Data section >>
= = = = = = =
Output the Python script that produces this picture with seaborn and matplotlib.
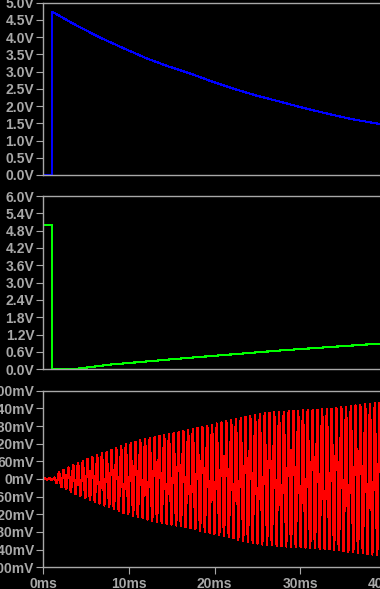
import numpy as np
import pandas as pd
import seaborn as sns
import matplotlib
matplotlib.use("Agg")
import matplotlib.pyplot as plt

# values (time in ms)
blue_t = [0, 0.98, 0.98, 1.05, 1.05, 3.5, 6.6, 9.0, 12.0, 14.5, 17.1, 19.5,
          22.0, 24.8, 27.6, 30.3, 33.0, 36.0, 39.3, 40.0]
blue_v = [0, 0, 3.85, 3.85, 4.74, 4.39, 3.99, 3.72, 3.39, 3.16, 2.95, 2.73,
          2.52, 2.31, 2.13, 1.95, 1.79, 1.62, 1.48, 1.45]

green_t = [0, 1.05, 1.05, 3.4, 7.7, 16.3, 28.0, 39.3, 40.0]
green_v = [5.0, 5.0, 0, 0, 0.16, 0.38, 0.66, 0.89, 0.91]

# envelope of the red oscillation (mV)
env_t = [0, 1.2, 1.9, 3.85, 9.3, 12.5, 25.3, 39.3, 40.0]
env_mv = [3, 3, 25, 53, 115, 142, 222, 260, 262]
carrier_hz = 1790
step_ms = 0.04

v1_ticks = np.arange(0, 5.01, 0.5)
v2_ticks = np.arange(0, 6.01, 0.6)
v3_ticks = np.arange(-300, 301, 60)
t_ticks = [0, 10, 20, 30, 40]

red_t = np.arange(0, 40.01, step_ms)
red_v = np.interp(red_t, env_t, env_mv) * np.sin(2 * np.pi * carrier_hz * red_t / 1000)

sns.set_style("dark")
gray = "#a8a8a8"
plt.rcParams["font.family"] = ["Liberation Sans", "DejaVu Sans"]
plt.rcParams["font.weight"] = "bold"

fig = plt.figure(figsize=(3.8, 5.89), dpi=100, facecolor="black")
W, H = 380, 589
left = 43.3 / W
width = (386 - 43.3) / W
boxes = [(2.7, 175), (196, 369.3), (390.7, 567.3)]
axes = [fig.add_axes([left, 1 - b / H, width, (b - t) / H]) for t, b in boxes]

traces = [
    (blue_t, blue_v, "#0000ff", (0, 5), v1_ticks, lambda v: f"{v:.1f}V"),
    (green_t, green_v, "#00ff00", (0, 6), v2_ticks, lambda v: f"{v:.1f}V"),
    (red_t, red_v, "#ff0000", (-300, 300), v3_ticks, lambda v: f"{v:.0f}mV"),
]

for ax, (t, v, c, lim, ticks, fmt) in zip(axes, traces):
    ax.set_facecolor("black")
    df = pd.DataFrame({"t": t, "v": v})
    sns.lineplot(data=df, x="t", y="v", ax=ax, color=c, linewidth=0.8,
                 estimator=None, sort=False, antialiased=False)
    ax.set_xlim(0, 40)
    ax.set_ylim(*lim)
    ax.set_yticks(ticks)
    ax.set_yticklabels([fmt(x) for x in ticks], fontweight="bold")
    ax.set_xticks(t_ticks)
    ax.set_xlabel("")
    ax.set_ylabel("")
    ax.grid(False)
    for s in ax.spines.values():
        s.set_visible(True)
        s.set_color(gray)
        s.set_linewidth(1.0)
    ax.tick_params(axis="y", colors=gray, length=5, width=0.8, pad=1.5,
                   labelsize=10, left=True)
    ax.tick_params(axis="x", colors=gray, length=5, width=0.8, pad=2,
                   labelsize=10, bottom=True)

for ax in axes[:2]:
    ax.tick_params(axis="x", bottom=False, labelbottom=False)
axes[2].set_xticklabels([f"{x}ms" for x in t_ticks], fontweight="bold")

fig.savefig("out.png", dpi=100, facecolor="black")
= = = = = = =
Write out, word for word, the lines from the start of the data through the one holding "import matplotlib.pyplot as plt". Omit pictures.

Output the Python script that produces this picture with seaborn and matplotlib.
import numpy as np
import pandas as pd
import seaborn as sns
import matplotlib
matplotlib.use("Agg")
import matplotlib.pyplot as plt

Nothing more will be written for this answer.